Recently I began thinking long and hard about love for an X. Here's the one big question - do we ever stop thinking about an X that we really loved?
I've had several happily married friends with happy little broods of their own confide that they think about an X. They've scanned facebook pages, asked mutual friends for information and some have even reconnected, either in person or via email/phone "just to see how things are going". I'm asked time and again -- "why do I still think about him?" These ladies swear they're happy with the man they have.

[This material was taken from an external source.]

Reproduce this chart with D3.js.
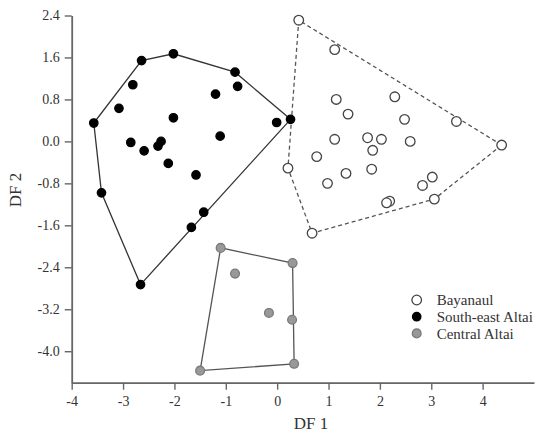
<!DOCTYPE html>
<html>
<head>
<meta charset="utf-8">
<script src="https://cdn.jsdelivr.net/npm/d3@7"></script>
<style>
  body { margin: 0; background: #fff; }
  svg { display: block; font-family: "Liberation Serif", "Times New Roman", serif; }
</style>
</head>
<body>
<svg id="chart" width="539" height="439"></svg>
<script>
// DF1 / DF2 scores
const bayanaul = [
  [0.42, 2.31], [1.12, 1.75], [1.15, 0.80], [1.38, 0.52], [2.29, 0.85],
  [2.48, 0.42], [3.49, 0.38], [4.37, -0.07], [1.12, 0.04], [1.76, 0.07],
  [2.03, 0.04], [1.86, -0.17], [2.59, 0.00], [0.77, -0.29], [0.21, -0.51],
  [1.34, -0.61], [1.84, -0.53], [0.98, -0.80], [3.02, -0.68], [2.83, -0.84],
  [3.06, -1.10], [2.19, -1.14], [2.13, -1.17], [0.68, -1.75]
]
const southEastAltai = [
  [-3.57, 0.35], [-2.64, 1.54], [-2.02, 1.67], [-0.82, 1.32], [-0.77, 1.05],
  [-2.81, 1.08], [-3.08, 0.63], [-1.20, 0.90], [-2.02, 0.45], [-0.01, 0.36],
  [-1.11, 0.10], [-2.85, -0.02], [-2.59, -0.18], [-2.32, -0.09], [-2.26, 0.00],
  [-2.12, -0.42], [-1.58, -0.64], [-3.42, -0.98], [-1.43, -1.35], [-1.67, -1.64],
  [-2.66, -2.73], [0.26, 0.42]
]
const centralAltai = [
  [-1.10, -2.03], [0.30, -2.32], [-0.82, -2.52], [-0.16, -3.27],
  [0.29, -3.40], [0.33, -4.24], [-1.50, -4.37]
]
const groupNames = ['Bayanaul', 'South-east Altai', 'Central Altai']
const xTicks = [-4, -3, -2, -1, 0, 1, 2, 3, 4]
const yTicks = [-4.0, -3.2, -2.4, -1.6, -0.8, 0.0, 0.8, 1.6, 2.4]

const styles = [
  { fill: '#fff', stroke: '#444', hull: '#555', dash: '4,3', r: 4.8 },
  { fill: '#000', stroke: '#000', hull: '#333', dash: null, r: 4.2 },
  { fill: '#999', stroke: '#7a7a7a', hull: '#555', dash: null, r: 4.4 }
]
const groups = [bayanaul, southEastAltai, centralAltai]

const svg = d3.select('#chart')
const x = d3.scaleLinear().domain([-4, 5]).range([71.7, 534])
const y = d3.scaleLinear().domain([-4.6, 2.4]).range([382.7, 15.5])

// axes
const xAxis = svg.append('g')
  .attr('transform', 'translate(0,382.7)')
  .call(d3.axisBottom(x).tickValues(xTicks).tickFormat(d => String(d))
    .tickSizeInner(7).tickSizeOuter(0).tickPadding(6))
const yAxis = svg.append('g')
  .attr('transform', 'translate(71.7,0)')
  .call(d3.axisLeft(y).tickValues(yTicks).tickFormat(d => d.toFixed(1))
    .tickSizeInner(7).tickSizeOuter(0).tickPadding(5))

for (const ax of [xAxis, yAxis]) {
  ax.select('.domain').attr('stroke', '#666').attr('stroke-width', 1.8)
  ax.selectAll('.tick line').attr('stroke', '#666').attr('stroke-width', 1.4)
  ax.selectAll('.tick text')
    .attr('fill', '#333')
    .style('font-family', '"Liberation Serif", serif')
    .style('font-size', '14px')
}

svg.append('text')
  .attr('x', 311)
  .attr('y', 429)
  .attr('text-anchor', 'middle')
  .attr('fill', '#333')
  .style('font-size', '17px')
  .text('DF 1')
svg.append('text')
  .attr('transform', 'translate(21,190) rotate(-90)')
  .attr('text-anchor', 'middle')
  .attr('fill', '#333')
  .style('font-size', '17px')
  .text('DF 2')

// convex hulls
groups.forEach((pts, i) => {
  const hull = d3.polygonHull(pts.map(p => [x(p[0]), y(p[1])]))
  svg.append('path')
    .attr('d', 'M' + hull.join('L') + 'Z')
    .attr('fill', 'none')
    .attr('stroke', styles[i].hull)
    .attr('stroke-width', 1.3)
    .attr('stroke-dasharray', styles[i].dash)
})

// points
groups.forEach((pts, i) => {
  svg.append('g')
    .selectAll('circle')
    .data(pts)
    .enter()
    .append('circle')
    .attr('cx', d => x(d[0]))
    .attr('cy', d => y(d[1]))
    .attr('r', styles[i].r)
    .style('fill', styles[i].fill)
    .style('stroke', styles[i].stroke)
    .style('stroke-width', 1.3)
})

// legend
const legend = svg.append('g')
  .selectAll('g')
  .data(groupNames)
  .enter()
  .append('g')
  .attr('transform', (d, i) => `translate(416.7,${300 + i * 16.7})`)
legend.append('circle')
  .attr('r', (d, i) => styles[i].r)
  .style('fill', (d, i) => styles[i].fill)
  .style('stroke', (d, i) => styles[i].stroke)
  .style('stroke-width', 1.3)
legend.append('text')
  .attr('x', 20)
  .attr('dy', '0.35em')
  .attr('fill', '#333')
  .style('font-size', '15px')
  .text(d => d)
</script>
</body>
</html>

That's a tough question to answer. Here's my little theory about love; I remind you, it's just a theory and I only have my personal experience to go on. I think love and the memories we've shared with an X last a lifetime. Our experiences with this other person are etched into our memories and when memories pop up, it's only natural to want to reminisce about them with the person we created them with.
You're probably thinking "That's great but what do I do when I'm married and with children but can't stop thinking about an X?" or "What do I do if the man I was with will never marry me and I've found someone else and I love this guy but I still think of someone else?" If you are married or have the true desire to move on, there are only 3 things to do:
1) Understand that love and memories don't die just because the relationship did.
2) Give the desire and the thoughts over to Christ in prayer.
3) Resist and flee from the temptation to contact this person. This means not looking or engaging in activities that establish any kind of connection (this means facebook, blogs, emailing, calling, talking or thinking about the person).
These thoughts are natural but they do point to a discontentment of the heart. However, this discontent will not be solved by returning to an old flame, it will be solved when we learn to be satisfied with Christ alone.